Work to be completed —
Search the listing for the string "image" and copy every line that contains it.

Dataset section —
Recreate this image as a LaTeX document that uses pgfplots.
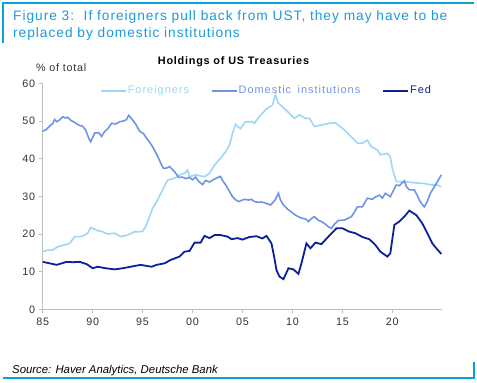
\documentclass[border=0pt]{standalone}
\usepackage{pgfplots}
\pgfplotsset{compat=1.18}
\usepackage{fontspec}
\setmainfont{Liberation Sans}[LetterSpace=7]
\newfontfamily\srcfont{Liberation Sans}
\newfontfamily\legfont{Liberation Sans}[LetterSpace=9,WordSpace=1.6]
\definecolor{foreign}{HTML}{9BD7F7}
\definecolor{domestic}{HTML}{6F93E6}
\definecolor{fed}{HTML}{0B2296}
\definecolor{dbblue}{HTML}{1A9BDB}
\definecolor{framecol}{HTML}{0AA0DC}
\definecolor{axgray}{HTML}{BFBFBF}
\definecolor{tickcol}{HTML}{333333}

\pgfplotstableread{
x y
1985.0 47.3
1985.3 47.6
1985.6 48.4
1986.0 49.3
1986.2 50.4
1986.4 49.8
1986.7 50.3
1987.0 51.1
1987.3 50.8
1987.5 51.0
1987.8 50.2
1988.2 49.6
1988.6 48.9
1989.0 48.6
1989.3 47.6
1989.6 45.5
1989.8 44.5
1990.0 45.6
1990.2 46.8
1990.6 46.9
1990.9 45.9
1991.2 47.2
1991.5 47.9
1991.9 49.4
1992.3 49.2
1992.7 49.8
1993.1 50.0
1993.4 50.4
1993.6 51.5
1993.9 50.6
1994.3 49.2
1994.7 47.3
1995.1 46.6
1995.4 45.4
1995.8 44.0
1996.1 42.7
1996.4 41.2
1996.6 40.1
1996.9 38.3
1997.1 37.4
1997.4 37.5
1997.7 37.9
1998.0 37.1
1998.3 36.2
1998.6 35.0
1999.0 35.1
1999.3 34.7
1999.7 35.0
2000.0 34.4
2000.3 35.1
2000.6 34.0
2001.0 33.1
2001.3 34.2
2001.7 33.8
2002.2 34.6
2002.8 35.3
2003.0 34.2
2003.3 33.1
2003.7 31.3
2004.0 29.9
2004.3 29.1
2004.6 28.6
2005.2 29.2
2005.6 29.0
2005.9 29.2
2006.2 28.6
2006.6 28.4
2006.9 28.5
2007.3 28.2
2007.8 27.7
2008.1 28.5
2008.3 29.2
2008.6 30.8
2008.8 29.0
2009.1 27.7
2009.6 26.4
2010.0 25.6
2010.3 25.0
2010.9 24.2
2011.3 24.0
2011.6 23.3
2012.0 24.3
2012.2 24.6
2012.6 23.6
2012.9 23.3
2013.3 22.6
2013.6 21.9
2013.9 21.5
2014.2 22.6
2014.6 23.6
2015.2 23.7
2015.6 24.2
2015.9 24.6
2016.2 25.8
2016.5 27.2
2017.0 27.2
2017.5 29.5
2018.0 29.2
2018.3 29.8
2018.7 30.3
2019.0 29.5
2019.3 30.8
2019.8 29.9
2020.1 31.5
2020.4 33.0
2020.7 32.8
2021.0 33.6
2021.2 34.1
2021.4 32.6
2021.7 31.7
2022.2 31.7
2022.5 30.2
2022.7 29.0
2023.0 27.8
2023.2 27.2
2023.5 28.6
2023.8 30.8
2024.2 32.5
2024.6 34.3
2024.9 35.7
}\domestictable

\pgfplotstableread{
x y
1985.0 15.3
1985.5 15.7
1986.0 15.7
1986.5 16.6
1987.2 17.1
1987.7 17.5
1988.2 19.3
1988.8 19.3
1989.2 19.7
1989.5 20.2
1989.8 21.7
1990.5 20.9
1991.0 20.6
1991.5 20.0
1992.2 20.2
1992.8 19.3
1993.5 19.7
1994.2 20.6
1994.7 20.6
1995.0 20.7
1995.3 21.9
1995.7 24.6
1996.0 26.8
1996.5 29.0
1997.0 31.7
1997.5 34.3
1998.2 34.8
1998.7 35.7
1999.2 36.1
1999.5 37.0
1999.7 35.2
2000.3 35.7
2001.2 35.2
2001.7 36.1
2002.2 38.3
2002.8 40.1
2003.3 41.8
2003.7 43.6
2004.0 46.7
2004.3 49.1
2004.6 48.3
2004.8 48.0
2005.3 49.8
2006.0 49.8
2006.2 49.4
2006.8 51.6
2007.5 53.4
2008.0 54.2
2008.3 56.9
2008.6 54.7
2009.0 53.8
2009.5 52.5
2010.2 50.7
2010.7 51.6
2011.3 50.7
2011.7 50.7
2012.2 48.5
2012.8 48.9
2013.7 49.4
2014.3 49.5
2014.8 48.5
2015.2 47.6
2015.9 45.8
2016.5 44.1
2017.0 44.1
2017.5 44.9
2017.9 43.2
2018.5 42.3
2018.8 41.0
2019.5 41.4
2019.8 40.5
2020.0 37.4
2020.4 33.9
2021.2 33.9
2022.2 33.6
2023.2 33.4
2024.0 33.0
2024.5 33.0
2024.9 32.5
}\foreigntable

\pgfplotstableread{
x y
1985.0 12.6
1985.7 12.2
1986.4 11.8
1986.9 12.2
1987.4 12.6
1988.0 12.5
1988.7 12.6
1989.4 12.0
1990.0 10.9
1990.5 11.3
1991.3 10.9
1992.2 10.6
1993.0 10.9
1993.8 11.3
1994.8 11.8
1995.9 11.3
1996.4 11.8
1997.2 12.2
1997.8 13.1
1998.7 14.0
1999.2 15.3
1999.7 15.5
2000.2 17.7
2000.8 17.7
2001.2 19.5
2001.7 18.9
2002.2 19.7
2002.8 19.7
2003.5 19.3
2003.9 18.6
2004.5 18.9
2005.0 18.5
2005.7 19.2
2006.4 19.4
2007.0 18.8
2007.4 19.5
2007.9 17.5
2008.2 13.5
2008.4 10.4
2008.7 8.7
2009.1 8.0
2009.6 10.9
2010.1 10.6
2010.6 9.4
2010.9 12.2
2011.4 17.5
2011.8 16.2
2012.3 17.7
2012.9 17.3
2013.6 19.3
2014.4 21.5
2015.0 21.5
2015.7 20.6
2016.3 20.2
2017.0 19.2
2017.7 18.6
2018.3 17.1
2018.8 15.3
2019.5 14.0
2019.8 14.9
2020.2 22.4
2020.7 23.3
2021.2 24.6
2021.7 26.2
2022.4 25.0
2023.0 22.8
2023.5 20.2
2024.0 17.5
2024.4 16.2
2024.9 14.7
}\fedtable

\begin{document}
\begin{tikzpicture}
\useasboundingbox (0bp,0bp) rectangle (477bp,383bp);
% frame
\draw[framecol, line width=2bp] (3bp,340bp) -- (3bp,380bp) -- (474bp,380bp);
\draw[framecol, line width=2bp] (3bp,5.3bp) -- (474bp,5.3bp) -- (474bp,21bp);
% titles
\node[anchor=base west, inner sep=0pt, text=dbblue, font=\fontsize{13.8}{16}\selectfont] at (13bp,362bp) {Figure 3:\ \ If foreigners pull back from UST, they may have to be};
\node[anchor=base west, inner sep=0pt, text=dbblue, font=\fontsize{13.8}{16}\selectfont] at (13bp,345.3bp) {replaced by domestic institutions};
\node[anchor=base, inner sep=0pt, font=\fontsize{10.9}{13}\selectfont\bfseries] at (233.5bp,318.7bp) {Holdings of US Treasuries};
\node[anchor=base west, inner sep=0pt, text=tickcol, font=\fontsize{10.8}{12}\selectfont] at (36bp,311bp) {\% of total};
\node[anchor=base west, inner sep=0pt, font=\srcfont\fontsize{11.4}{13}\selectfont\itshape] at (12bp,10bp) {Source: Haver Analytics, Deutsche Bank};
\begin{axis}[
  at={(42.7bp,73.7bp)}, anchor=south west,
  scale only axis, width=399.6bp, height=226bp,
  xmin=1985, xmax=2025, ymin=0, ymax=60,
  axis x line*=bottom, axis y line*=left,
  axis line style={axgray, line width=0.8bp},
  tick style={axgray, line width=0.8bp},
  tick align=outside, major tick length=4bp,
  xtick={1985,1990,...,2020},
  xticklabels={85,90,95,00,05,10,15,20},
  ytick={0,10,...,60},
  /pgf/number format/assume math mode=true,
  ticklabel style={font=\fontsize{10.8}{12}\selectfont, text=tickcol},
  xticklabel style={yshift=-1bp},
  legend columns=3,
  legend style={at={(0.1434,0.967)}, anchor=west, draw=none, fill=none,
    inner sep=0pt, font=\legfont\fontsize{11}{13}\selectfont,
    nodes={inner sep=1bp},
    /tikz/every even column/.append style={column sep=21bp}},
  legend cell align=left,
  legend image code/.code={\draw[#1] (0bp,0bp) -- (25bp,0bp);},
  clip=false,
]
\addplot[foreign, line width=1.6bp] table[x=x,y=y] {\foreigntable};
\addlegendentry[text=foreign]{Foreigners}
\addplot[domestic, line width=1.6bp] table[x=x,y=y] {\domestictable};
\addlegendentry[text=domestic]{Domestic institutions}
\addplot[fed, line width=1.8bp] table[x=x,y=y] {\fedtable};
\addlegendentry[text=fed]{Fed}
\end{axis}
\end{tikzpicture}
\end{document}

Correct response —
Recreate this image as a LaTeX document that uses pgfplots.
  legend image code/.code={\draw[#1] (0bp,0bp) -- (25bp,0bp);},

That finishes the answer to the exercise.